Abood is mistaken for several reasons. First, it improperly used the concept of “labor peace” to justify the infringement on public employees’ First Amendment rights. Before Abood, labor peace was completely unrelated to the First Amendment, instead being used to analyze whether Congress had power under the Commerce Clause to regulate labor disputes. But just because the Constitution gives Congress such authority, it doesn’t necessarily follow that Congress’s particular exercise of that power respects fundamental constitutional rights.
Moreover, Abood represents an anomaly in First Amendment jurisprudence. Abood’s confusion of powers and rights marked a significant departure from the Court’s prior jurisprudence, while subsequent decisions have rendered it no more than a remnant of an abandoned doctrine. There are also no reliance interests worthy of stare decisisprotection, as employees certainly don’t rely on being deprived of their freedom of speech and association and unions’ desire to keep the money flowing isn’t a constitutionally cognizable interest.
Finally, when courts have attempted to apply the Abood standard, it has proven to be simply unworkable. Due to the inherently political nature of public-sector unions, their collective bargaining efforts and political actions are practically indistinguishable. Even if one could make such a distinction, it would be meaningless in practice because money is fungible.

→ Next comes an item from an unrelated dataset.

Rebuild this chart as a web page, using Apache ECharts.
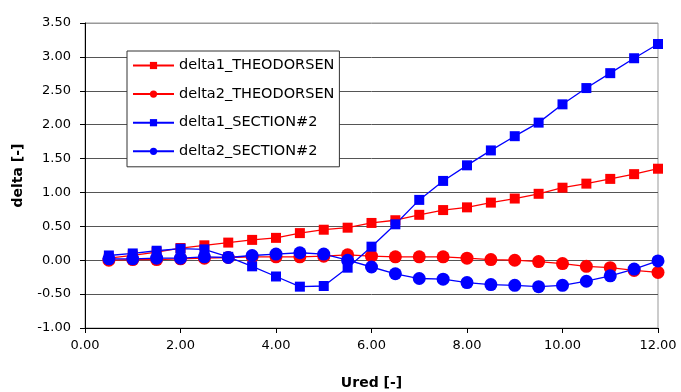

With a focus on stare decisis in general and the flawed labor-peace rationale specifically, Cato—joined by the National Federation of Independent Business and Center of the American Experiment—has filed an amicus brief seeking to finally end the extensive and pernicious infringements on core constitutional principles. After the Supreme Court hears Janus v. AFSCME in the new year, it should overrule Abood and restore workers’ First Amendment rights.